Dick never even intended Radio Free Albemuth to be published, it was the first draft of Valis and when his publisher rejected it, he rewrote it completely. If I remember right he reused bits of the plot of Albemuth in the movie that the characters in Valis go to.
posted by octothorpe at 4:53 PM on March 1, 2011


I thought RFA was always more about what it was like to be PKD during and after the Pink Beam Experience. I think RFA captured that much better than VALIS, but I think he also realized he had to recast it in terms his editors and readers would accept. I always thought that the finished RFA would be a book I'd love to read. The last line left me aching to find out what happened next.
posted by localroger at 5:11 PM on March 1, 2011


Looks OK. Not great. One of these days, out of his dozen or so great novels, I hope a great movie comes to be. Why not Ubik, for God's sake? That is almost a screenplay already, and ginormous production values would not be necessary.
posted by kozad at 5:15 PM on March 1, 2011 [2 favorites]

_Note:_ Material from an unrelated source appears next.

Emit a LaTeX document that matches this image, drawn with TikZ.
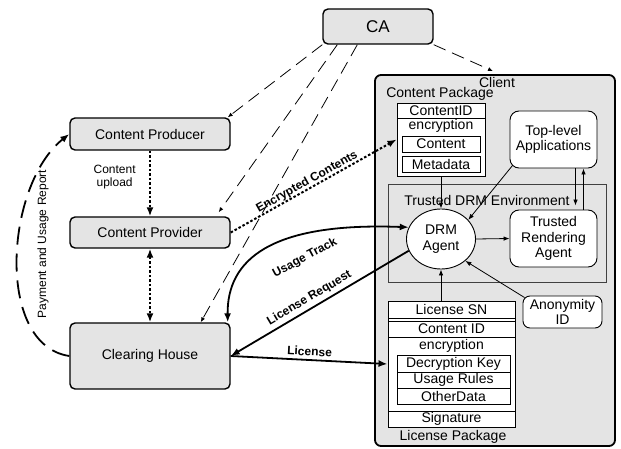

Yeah, UBIK is probably going to be made eventually kozad. Think Michael Gondry is directing it sooner or later.

I'm hoping this is better than I fear it will be.
posted by zenwerewolf at 5:34 PM on March 1, 2011 [1 favorite]


Don't forget about the BBC production of Man in the High Castle that's supposed to be coming out this year.
posted by octothorpe at 7:20 PM on March 1, 2011 [1 favorite]


I would pay money for a VALIS is coming - look busy! t-shirt.
posted by zamboni at 7:22 PM on March 1, 2011 [2 favorites]


Now if only Linda Ronstadt would record that John Dowland album.
posted by mykescipark at 7:43 PM on March 1, 2011


This isn't the novel I'd choose to make into a film either.
And is this made for TV or something? What's with the those FX? They look unfinished.
posted by Liquidwolf at 7:52 PM on March 1, 2011




I honestly felt a bit uneasy after the screening. The narrative of the film actually resembled the Tea Party narrative in alot of ways, right down the resistance coming from Talk Radio. It was almost certainly a coincidence, and Dick's Christian paranoia is of a much stranger and less politically destructive variety than what's currently being peddled. Still, it felt a bit off.


Well he was a crazy, drug addled libertarian American. So this isn't a huge shock.
But he was also fascinating, weird and genius, so some political disputes doesn't necessarily devalue his works.


My favorite Dick trivia involved his slightly insane letter to Stanislaw Lem, another great:

"In 1973 a club for professional SF authors, the Science Fiction Writers of America (SFWA), made him an honorary member. However, Lem soon fell out with some of its famous writers, including Philip K Dick, who was in dispute with his Polish publisher and held Lem responsible. Dick wrote to the FBI, accusing Lem of being a Communist party apparatchik, or perhaps even one of a faceless committee of functionaries, organising a cell that intended to subvert American science fiction. In later years, Lem himself made this letter public, always with the forgiving note that Dick, whose work he admired, was suffering from schizophrenia at the time."
posted by Stagger Lee at 8:04 AM on March 2, 2011 [1 favorite]


This movie was made in 2007. There is likely a reason (or several) why it has never been released.

I'm one of the few who liked that book, but from the trailer, the film looks pretty bad. (Why not just go with VALIS instead? I'd watch a film version of the opera.)

Alanis Morissette - Professional Torturer
posted by mrgrimm at 8:13 AM on March 2, 2011


If you're going to go for this side of PK Dick, I think Valis would work better.

Yeah, I'm not so sure that's a good idea. I'm a big fan of Valis, I gave a copy it to a couple of people who immediately had nervous breakdowns. So I stopped recommending it to people, I never know if they can handle it. I worry about how it would work in a mass audience.
posted by charlie don't surf at 10:31 AM on March 2, 2011 [2 favorites]


I worry about how it would work in a mass audience.

Most people would be bewildered, but a handful of folks would notice that the film contains layers of oblique symbolism with eerie parallels to strange mystical experiences in their own lives. Then they'd go visit David Bowie and Brian Eno.
posted by twirlip at 6:16 PM on March 2, 2011 [1 favorite]


I always thought Dr. Bloodmoney could make for an interesting movie.